How safe is the chicken you’re eating?

April 15, 2015

Dangerous bacteria, responsible for countless food poisoning cases around Australia, has been found on more than half of the raw chicken tested by Channel Nine’s A Current Affair (ACA). As an affordable and versatile source of protein, chicken might be a great option for a meal, however it might not always be the safest.

The special investigation into chicken contamination which aired yesterday, saw eighteen samples of various raw chicken cuts purchased from Coles, Woolworths, IGA, Aldi and an independent butcher tested for bacteria contamination. The samples were sent to independent science lab, Biotech Laboratories in Brisbane, and some alarming results were revealed.
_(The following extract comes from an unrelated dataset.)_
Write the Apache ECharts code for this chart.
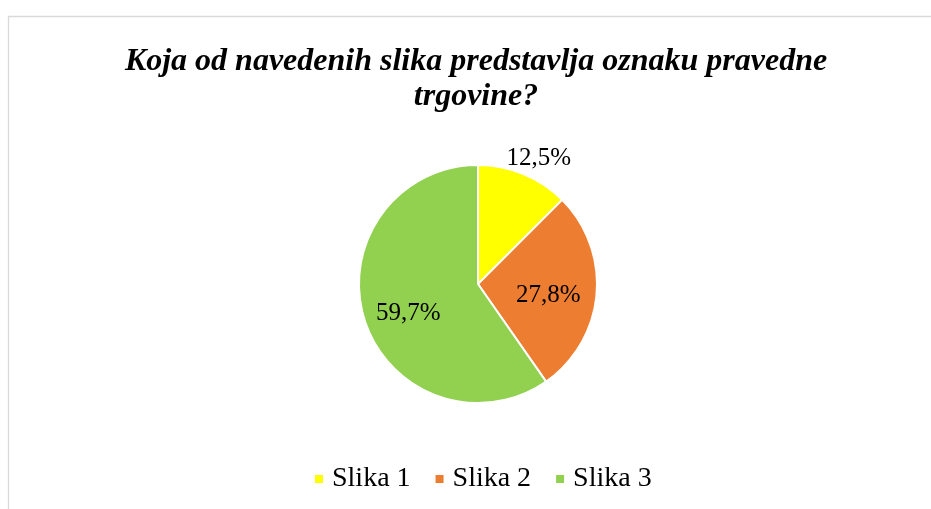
<!DOCTYPE html>
<html>
<head>
<meta charset="utf-8">
<script src="https://cdn.jsdelivr.net/npm/echarts@6/dist/echarts.min.js"></script>
<style>
  html, body { margin: 0; padding: 0; background: #fff; }
  #chart { width: 931px; height: 509px; }
</style>
</head>
<body>
<div id="chart"></div>
<script>
// podaci
const categories = ['Slika 1', 'Slika 2', 'Slika 3'];
const values = [12.5, 27.8, 59.7];
const colors = ['#FFFF00', '#ED7D31', '#92D050'];
const labelTexts = ['12,5%', '27,8%', '59,7%'];

const serif = '"Liberation Serif", "Times New Roman", serif';

// pomaci oznaka (dx, dy) da bi bile kao u originalu
const labelShift = [[-25, -8], [8, 6], [-10, 11]];

const chart = echarts.init(document.getElementById('chart'));

const option = {
  backgroundColor: '#fff',
  animation: false,
  graphic: [{
    type: 'rect',
    shape: { x: 8.5, y: 16.5, width: 1000, height: 600 },
    style: { fill: 'none', stroke: '#d9d9d9', lineWidth: 1.3 },
    silent: true
  }],
  title: {
    text: 'Koja od navedenih slika predstavlja oznaku pravedne\ntrgovine?',
    left: 471,
    textAlign: 'center',
    top: 39,
    textStyle: {
      fontFamily: serif,
      fontSize: 32,
      fontWeight: 'bold',
      fontStyle: 'italic',
      color: '#000',
      lineHeight: 35
    }
  },
  legend: {
    data: categories,
    bottom: 11,
    left: 308,
    icon: 'rect',
    itemWidth: 10,
    itemHeight: 10,
    itemGap: 23,
    textStyle: {
      fontFamily: serif,
      fontSize: 28,
      color: '#000',
      padding: [0, 0, 0, 3]
    }
  },
  series: [{
    type: 'pie',
    center: [478, 284],
    radius: [0, 119],
    startAngle: 90,
    clockwise: true,
    itemStyle: { borderColor: '#fff', borderWidth: 2 },
    labelLine: { show: false, length: 8, length2: 0 },
    label: {
      fontFamily: serif,
      fontSize: 25,
      color: '#000',
      formatter: p => labelTexts[p.dataIndex]
    },
    labelLayout: p => ({ dx: labelShift[p.dataIndex][0], dy: labelShift[p.dataIndex][1] }),
    data: categories.map((name, i) => ({
      name: name,
      value: values[i],
      itemStyle: { color: colors[i] },
      label: { position: i === 0 ? 'outside' : 'inside' }
    }))
  }]
};

chart.setOption(option);
</script>
</body>
</html>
Of the raw chicken tested, 60 per cent contained campylobacter bacteria, the largest cause of food poisoning in Australia. Campylobacter, a relatively unknown type of bacteria, has recently made news for contaminating raw chicken in the UK. Also found on 45 per cent of the chicken tested was E. coli, a bacteria normally found in faeces.

General Manager of Biotech Laboratories, Glen Pinna, told ACA that consumers should assume that all raw chicken is contaminated and treat it as such. The bacteria found on the chicken samples have no smell or taste and are invisible to the naked eye. This makes these stealthy bacteria more dangerous and can lead to consumers misinterpreting their contaminated chicken as safe.

While cold chicken must be kept under 5 degrees celsius, all chicken served hot must be kept above 60 degrees celsius. Of the supermarket BBQ chickens tested by ACA, all were safely above the 60 degrees celsius mark. However, chicken bought from a takeaway shop recorded a core temperature of as low as 38 degrees celsius, which puts it in the ‘danger-zone’.

Preventing you and your family from harmful bacteria.

Julie Goodwin, former MasterChef winner, says ‘food safety is paramount in the kitchen and chicken is only dangerous if you don’t know how to handle it”. She explains that cross-contamination is a main cause of people becoming sick from chicken.

Even if you do cook the chicken properly and it is safe, bacteria might still be living on the chopping board, tongs or cloths that the raw chicken came in contact with. If you use cooking utensils or your hands without washing and disinfecting them properly, there is a high chance that the harmful bacteria will spread.

Cooking the chicken greatly reduces the numbers of harmful bacteria however it is not a guarantee of safety. If there are a very high number of bacteria, usually because the chicken was not stored in the correct environment or it was too old, cooking it will reduce the amount of bacteria but not necessarily enough to make it safe to eat. This is why storing and preparing the chicken under the correct conditions is so important.

Unfortunately there is no way to produce sterile chicken completely free from campylobacter bacteria according to Andreas Dubs, Executive Director at Australian Poultry Industries Association. However, reducing the number of harmful bacteria on the raw chicken is possible by practising good biosecurity on the farms and washing the chicken in chlorinated water, he explained to ACA.

Are you suffering from food poisoning?

Food poisoning can affect people in many different ways. Typically you might suffer from vomiting, stomach cramps, diarrhoea, chills and/or fevers that can potentially lead to hospitalisation. Often detecting the cause of the poisoning is very difficult, as the symptoms might not begin to appear until at least two days after exposure.

The best way to protect against food poisoning is by practising a high level of food safety and if you think that you could be suffering from food poisoning, contact your doctor.